I'm sure once Steve see this thread he'll add his 2 cents. Yes, some of us were assigned sites, however some of us were up in the pull thru section & I believe some were placed in a lower section if memory serves me correctly







I'm sure Steve has reserved the pavillion as well, but it wouldn't hurt to ask if you don't hear from him prior to going. I'm thinkin that if you are there front & center they will have to finallly make their decision on our placement









Tami


----------



## hatcityhosehauler (Feb 13, 2004)

The first few of us to register were put in the upper loop. The CG said if we all want to be together, than we would have to move to the lower section, with the pull throughs.

Steve (dmbcfd) was trying to get everyones feel for things. If you haven't yet replied to him with your preferences, now would be a good time.

Tim


----------



## dmbcfd (Sep 8, 2004)

I heard from Twin Mtn. today, while driving home, so I did not write anything down. Greg (the owner) had a couple of questions which I answered for him. He will e-mail me with the site assignments. Those who wanted privacy will get it and those who wanted togetherness will get it.









Katiesda did not register yet, if they still plan to attend. Or maybe they did not say "Northeast Outbackers, please".

They don't have a pavillion like we've seen at larger campgrounds. Their pavillion is probably the covered deck off the store/office. I don't think it is big enough for all of us. Tim and I have 10'x10' EZ-UP tents which we've used in the past for this. If we had 2 or 3 more, or used an awning or 2, I think we would be very cozy and still feel like we were roughing it. Well, as rough as RVing gets, anyway. We could dine by the campfire to the soft melodies of bagpipes.

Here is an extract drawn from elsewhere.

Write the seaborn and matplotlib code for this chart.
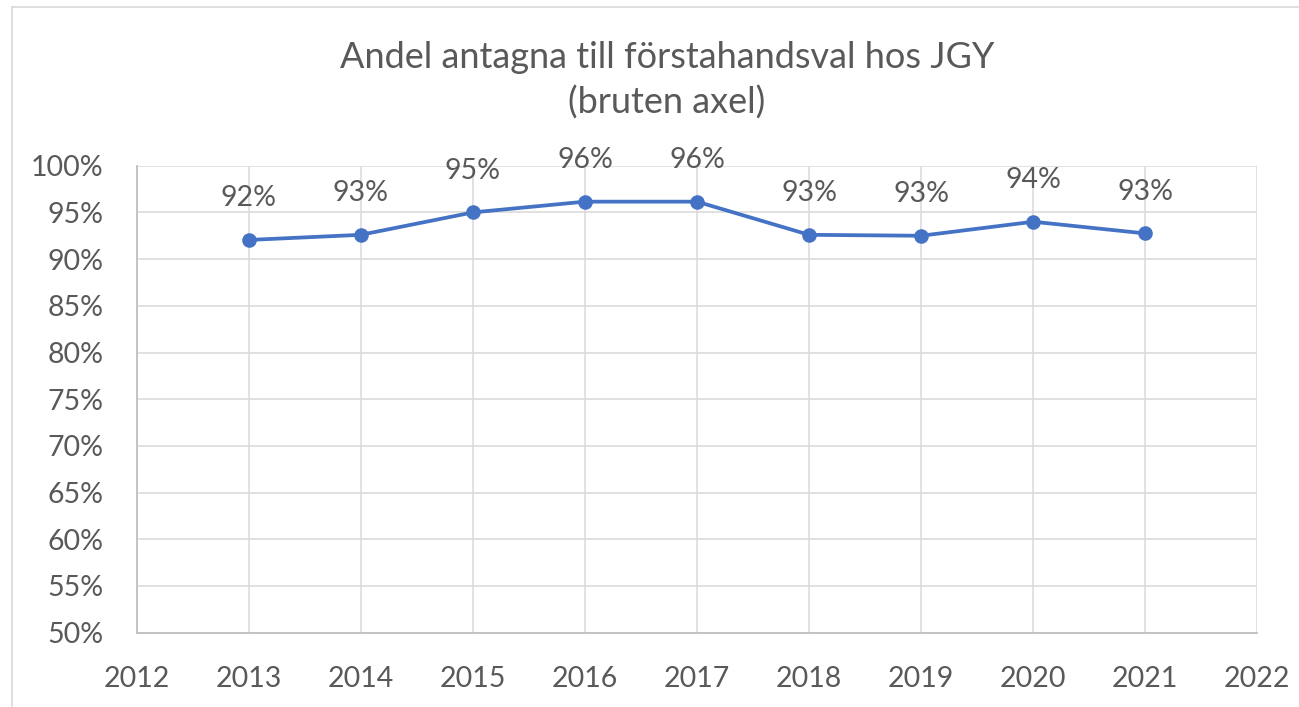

I will contact the Wolfies using the cone of silence to brief them before tomorrow's recon mission. Maybe I should warn Greg, too? This message will self destruct......................................eventually.

Steve


----------



## HootBob (Apr 26, 2004)

I have a 10' X 10' EZ up as well
Just let me know if you want me to bring along up

Don


----------



## wolfwood (Sep 19, 2005)

Our EZ-up will come, too


----------



## Thor (Apr 7, 2004)

HootBob said:


> I have a 10' X 10' EZ up as well
> Just let me know if you want me to bring along up
> 
> Don


Does a cold case of beer come with that as well









Thor


----------



## 3athlete (May 14, 2006)

> Does a cold case of beer come with that as well
> 
> 
> 
> ...


Only if you're bringing it Thor.







I think those of us with EZ ups should be the recipients of the beer! eh?









Clare


----------



## HootBob (Apr 26, 2004)

Thor said:


> Does a cold case of beer come with that as well
> 
> 
> 
> ...


Did I hear you like Birch Beer









Don


----------



## wolfwood (Sep 19, 2005)

Thor said:


> I have a 10' X 10' EZ up as well
> Just let me know if you want me to bring along up
> 
> Don


Does a cold case of beer come with that as well









Thor
[/quote]
When did Tim's start selling beer?


----------